カエデひかる(2015)

ーひかるカエデのインスタレーションー

マイコン内蔵フルカラーLEDで色が変化する台座の上に置いたガラス容器に紅葉したカエデの葉を置き、暗い空間でカエデの葉の色が不思議に変化することを体感するインスタレーション作品で、大阪芸術大学のインタラクティブアート研究会の制作ユニットのデジタルマッチョの協力を得て製作された。。

2015年11月7日〜15日に奈良の宇陀で行われた『アートウィーク in 菟田野 〜木造校舎 現代美術館2015〜』に出品された作品のひとつ。開催地は宇太小学校跡地に世界のカエデ1,200種3,000本を集めた「奈良カエデの郷ひらら」であったので、カエデをテーマとしたインスタレーション作品を制作・展示した。

カエデの葉をLEDのいろいろな色で実際に透かしてみて不思議な現象も発見した。
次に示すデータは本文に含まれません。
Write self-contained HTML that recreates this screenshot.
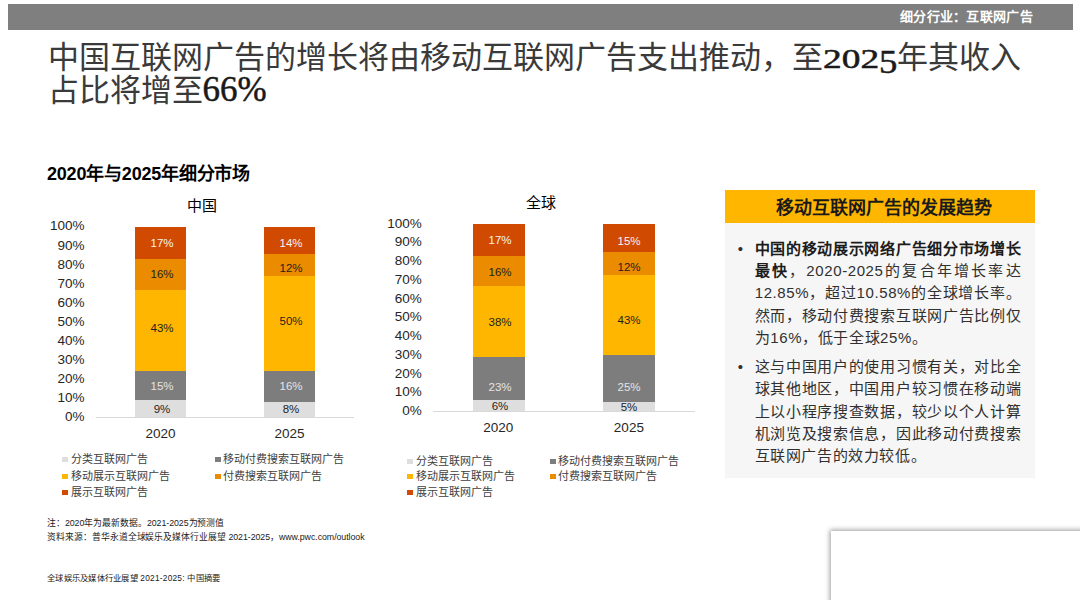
<!DOCTYPE html>
<html lang="zh-CN">
<head>
<meta charset="utf-8">
<style>
*{margin:0;padding:0;box-sizing:border-box}
html,body{width:1080px;height:600px;background:#fff;overflow:hidden}
body{position:relative;font-family:"Liberation Sans",sans-serif;color:#000}
.a{position:absolute;white-space:nowrap}
#hdr{left:8px;top:3.6px;width:1065px;height:26.2px;background:#7f7f7f}
#hdr span{position:absolute;right:40px;top:5.5px;font-size:13px;letter-spacing:0.3px;font-weight:bold;color:#fff;line-height:16px}
#title{left:47.5px;top:40.5px;font-family:"Liberation Serif",serif;font-size:31px;line-height:33.5px;color:#3a3a3a}
#title .os,#title .os5,#title .d66{color:#1a1a1a;-webkit-text-stroke:0.5px #1a1a1a}
#title .os{display:inline-block;font-size:27px;font-weight:normal;width:56.1px;line-height:20px;transform:scaleX(1.385);transform-origin:0 50%}
#title .os5{display:inline-block;font-size:34px;font-weight:normal;width:18.7px;line-height:20px;transform:scaleX(1.08);transform-origin:0 50%;vertical-align:-5.4px}
#title .d66{font-size:35px;line-height:20px}
#sub{left:47px;top:164.2px;font-size:18px;letter-spacing:-0.2px;font-weight:bold;line-height:20px;color:#000}
.ctitle{font-size:15px;line-height:16px;color:#000}
.yl{font-size:13.5px;line-height:14px;color:#262626;text-align:right;width:40px}
.xl{font-size:13.5px;line-height:14px;color:#262626;text-align:center;width:60px}
.bar{position:absolute}
.bar div{position:absolute;left:0;width:100%}
.bl{position:absolute;width:40px;text-align:center;font-size:11.5px;line-height:14px}
.c1{background:#dedede}
.c2{background:#7d7d7d}
.c3{background:#ffb600}
.c4{background:#eb8c00}
.c5{background:#d04a02}
.axis{position:absolute;height:1px;background:#d9d9d9}
.lg{font-size:11px;line-height:12px;color:#404040}
.sq{position:absolute;width:6px;height:5px}
#panel{left:725px;top:190px;width:310px;height:288px;background:#f6f6f6}
#ph{position:absolute;left:0;top:0;width:100%;height:33px;background:#ffb600;font-size:18px;font-weight:bold;line-height:37px;text-align:center;color:#1a1a1a;padding-left:8px}
.pb{position:absolute;left:29.7px;width:266.6px;font-size:15px;letter-spacing:0.6px;line-height:22.4px;color:#303030;text-align:justify;white-space:normal}
.pb b{color:#1c1c1c}
.pb:before{content:"\2022";position:absolute;left:-17px;top:0}
.ln{text-align:justify;text-align-last:justify;white-space:nowrap;height:22.4px}
.ln.last{text-align-last:left}
.note{font-size:8.8px;letter-spacing:-0.05px;line-height:11px;color:#1a1a1a}
#box{left:831px;top:531px;width:260px;height:80px;background:#fff;box-shadow:-1px -1px 5px rgba(0,0,0,0.4)}
</style>
</head>
<body>
<div id="hdr" class="a"><span>细分行业：互联网广告</span></div>
<div id="title" class="a">中国互联网广告的增长将由移动互联网广告支出推动，至<span class="os">202</span><span class="os5">5</span>年其收入<br>占比将增至<span class="d66">66%</span></div>
<div id="sub" class="a">2020年与2025年细分市场</div>

<!-- China chart -->
<div class="a ctitle" style="left:187.2px;top:198px">中国</div>
<div class="a yl" style="left:44.6px;top:219.40px">100%</div>
<div class="a yl" style="left:44.6px;top:238.50px">90%</div>
<div class="a yl" style="left:44.6px;top:257.60px">80%</div>
<div class="a yl" style="left:44.6px;top:276.70px">70%</div>
<div class="a yl" style="left:44.6px;top:295.80px">60%</div>
<div class="a yl" style="left:44.6px;top:314.90px">50%</div>
<div class="a yl" style="left:44.6px;top:334.00px">40%</div>
<div class="a yl" style="left:44.6px;top:353.10px">30%</div>
<div class="a yl" style="left:44.6px;top:372.20px">20%</div>
<div class="a yl" style="left:44.6px;top:391.30px">10%</div>
<div class="a yl" style="left:44.6px;top:410.40px">0%</div>
<div class="axis" style="left:96px;top:417px;width:258px"></div>
<div class="bar" style="left:135px;top:227px;width:51px;height:190px">
 <div class="c5" style="top:0.00px;height:32.30px"></div>
 <div class="c4" style="top:32.30px;height:30.40px"></div>
 <div class="c3" style="top:62.70px;height:81.70px"></div>
 <div class="c2" style="top:144.40px;height:28.50px"></div>
 <div class="c1" style="top:172.90px;height:17.10px"></div>
</div>
<div class="bl" style="left:142.0px;top:236.3px;color:#f4f4f4">17%</div>
<div class="bl" style="left:142.0px;top:267.4px;color:#1e1e1e">16%</div>
<div class="bl" style="left:142.0px;top:320.8px;color:#1e1e1e">43%</div>
<div class="bl" style="left:142.0px;top:378.7px;color:#e4e4e4">15%</div>
<div class="bl" style="left:142.0px;top:402.3px;color:#1e1e1e">9%</div>
<div class="bar" style="left:264px;top:227px;width:51px;height:190px">
 <div class="c5" style="top:0.00px;height:26.60px"></div>
 <div class="c4" style="top:26.60px;height:22.80px"></div>
 <div class="c3" style="top:49.40px;height:95.00px"></div>
 <div class="c2" style="top:144.40px;height:30.40px"></div>
 <div class="c1" style="top:174.80px;height:15.20px"></div>
</div>
<div class="bl" style="left:271.0px;top:236.3px;color:#f4f4f4">14%</div>
<div class="bl" style="left:271.0px;top:261.3px;color:#1e1e1e">12%</div>
<div class="bl" style="left:271.0px;top:313.7px;color:#1e1e1e">50%</div>
<div class="bl" style="left:271.0px;top:378.7px;color:#e4e4e4">16%</div>
<div class="bl" style="left:271.0px;top:402.3px;color:#1e1e1e">8%</div>
<div class="a xl" style="left:130.5px;top:426.8px">2020</div>
<div class="a xl" style="left:259.5px;top:426.8px">2025</div>

<!-- Global chart -->
<div class="a ctitle" style="left:525.7px;top:195.2px">全球</div>
<div class="a yl" style="left:381.8px;top:216.60px">100%</div>
<div class="a yl" style="left:381.8px;top:235.36px">90%</div>
<div class="a yl" style="left:381.8px;top:254.12px">80%</div>
<div class="a yl" style="left:381.8px;top:272.88px">70%</div>
<div class="a yl" style="left:381.8px;top:291.64px">60%</div>
<div class="a yl" style="left:381.8px;top:310.40px">50%</div>
<div class="a yl" style="left:381.8px;top:329.16px">40%</div>
<div class="a yl" style="left:381.8px;top:347.92px">30%</div>
<div class="a yl" style="left:381.8px;top:366.68px">20%</div>
<div class="a yl" style="left:381.8px;top:385.44px">10%</div>
<div class="a yl" style="left:381.8px;top:404.20px">0%</div>
<div class="axis" style="left:433px;top:411px;width:262px"></div>
<div class="bar" style="left:472.5px;top:224px;width:52px;height:187.4px">
 <div class="c5" style="top:0.00px;height:31.86px"></div>
 <div class="c4" style="top:31.86px;height:29.98px"></div>
 <div class="c3" style="top:61.84px;height:71.21px"></div>
 <div class="c2" style="top:133.05px;height:43.10px"></div>
 <div class="c1" style="top:176.15px;height:11.24px"></div>
</div>
<div class="bl" style="left:480.0px;top:233.0px;color:#f4f4f4">17%</div>
<div class="bl" style="left:480.0px;top:265.3px;color:#1e1e1e">16%</div>
<div class="bl" style="left:480.0px;top:314.7px;color:#1e1e1e">38%</div>
<div class="bl" style="left:480.0px;top:379.7px;color:#e4e4e4">23%</div>
<div class="bl" style="left:480.0px;top:399.0px;color:#1e1e1e">6%</div>
<div class="bar" style="left:603px;top:224px;width:52px;height:187.4px">
 <div class="c5" style="top:0.00px;height:28.11px"></div>
 <div class="c4" style="top:28.11px;height:22.49px"></div>
 <div class="c3" style="top:50.60px;height:80.58px"></div>
 <div class="c2" style="top:131.18px;height:46.85px"></div>
 <div class="c1" style="top:178.03px;height:9.37px"></div>
</div>
<div class="bl" style="left:609.0px;top:234.0px;color:#f4f4f4">15%</div>
<div class="bl" style="left:609.0px;top:259.7px;color:#1e1e1e">12%</div>
<div class="bl" style="left:609.0px;top:313.0px;color:#1e1e1e">43%</div>
<div class="bl" style="left:609.0px;top:379.7px;color:#e4e4e4">25%</div>
<div class="bl" style="left:609.0px;top:399.7px;color:#1e1e1e">5%</div>
<div class="a xl" style="left:468.3px;top:421.3px">2020</div>
<div class="a xl" style="left:598.9px;top:421.3px">2025</div>

<!-- Legends -->
<div class="sq c1" style="left:62px;top:457px"></div><div class="a lg" style="left:71px;top:453px">分类互联网广告</div>
<div class="sq c2" style="left:215px;top:457px"></div><div class="a lg" style="left:223px;top:453px">移动付费搜索互联网广告</div>
<div class="sq c3" style="left:62px;top:473.5px"></div><div class="a lg" style="left:71px;top:469.5px">移动展示互联网广告</div>
<div class="sq c4" style="left:215px;top:473.5px"></div><div class="a lg" style="left:223px;top:469.5px">付费搜索互联网广告</div>
<div class="sq c5" style="left:62px;top:490px"></div><div class="a lg" style="left:71px;top:486px">展示互联网广告</div>

<div class="sq c1" style="left:407px;top:459px"></div><div class="a lg" style="left:416px;top:455px">分类互联网广告</div>
<div class="sq c2" style="left:550px;top:459px"></div><div class="a lg" style="left:558px;top:455px">移动付费搜索互联网广告</div>
<div class="sq c3" style="left:407px;top:474px"></div><div class="a lg" style="left:416px;top:470px">移动展示互联网广告</div>
<div class="sq c4" style="left:550px;top:474px"></div><div class="a lg" style="left:558px;top:470px">付费搜索互联网广告</div>
<div class="sq c5" style="left:407px;top:490px"></div><div class="a lg" style="left:416px;top:486px">展示互联网广告</div>

<!-- Panel -->
<div id="panel" class="a">
 <div id="ph">移动互联网广告的发展趋势</div>
 <div class="pb" style="top:47.6px">
  <div class="ln"><b>中国的移动展示网络广告细分市场增长</b></div>
  <div class="ln"><b>最快</b>，2020-2025的复合年增长率达</div>
  <div class="ln">12.85%，超过10.58%的全球增长率。</div>
  <div class="ln">然而，移动付费搜索互联网广告比例仅</div>
  <div class="ln last">为16%，低于全球25%。</div>
 </div>
 <div class="pb" style="top:165.8px">
  <div class="ln">这与中国用户的使用习惯有关，对比全</div>
  <div class="ln">球其他地区，中国用户较习惯在移动端</div>
  <div class="ln">上以小程序搜查数据，较少以个人计算</div>
  <div class="ln">机浏览及搜索信息，因此移动付费搜索</div>
  <div class="ln last">互联网广告的效力较低。</div>
 </div>
</div>

<div class="a note" style="left:47px;top:517.5px">注：2020年为最新数据。2021-2025为预测值</div>
<div class="a note" style="left:47px;top:531.5px">资料来源：普华永道全球娱乐及媒体行业展望 2021-2025，www.pwc.com/outlook</div>
<div class="a note" style="left:47px;top:572.5px;font-size:8.3px;letter-spacing:0.25px">全球娱乐及媒体行业展望 2021-2025: 中国摘要</div>

<div id="box" class="a"></div>
</body>
</html>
全ての色が同じように葉を透過するのではなく、赤や緑の系統の色はよく通して美しく光るが、青系統の色ではあまり透過せず黒っぽくなるという現象を発見したのである。なぜそうなるのか考えた結果、植物の葉は光合成を行うので有用な光は透過するが、紫外線など青系統の光はDNAに影響があるなど有害なので透過しないのではないかと推理してみたりした。
また、緑の葉に赤色を透過させると紅葉したように見え、紅葉した葉を緑で照らせば緑の葉のように見えてしまうことも発見した。
そういえば木々の緑や紅葉が青空の光に映えて美しく見えるのはこうした物理現象があって、青を抜いた色で一層美しく見えるのではないかと気づいたりして、作品制作を通じて生命の不思議に触れたような気がした。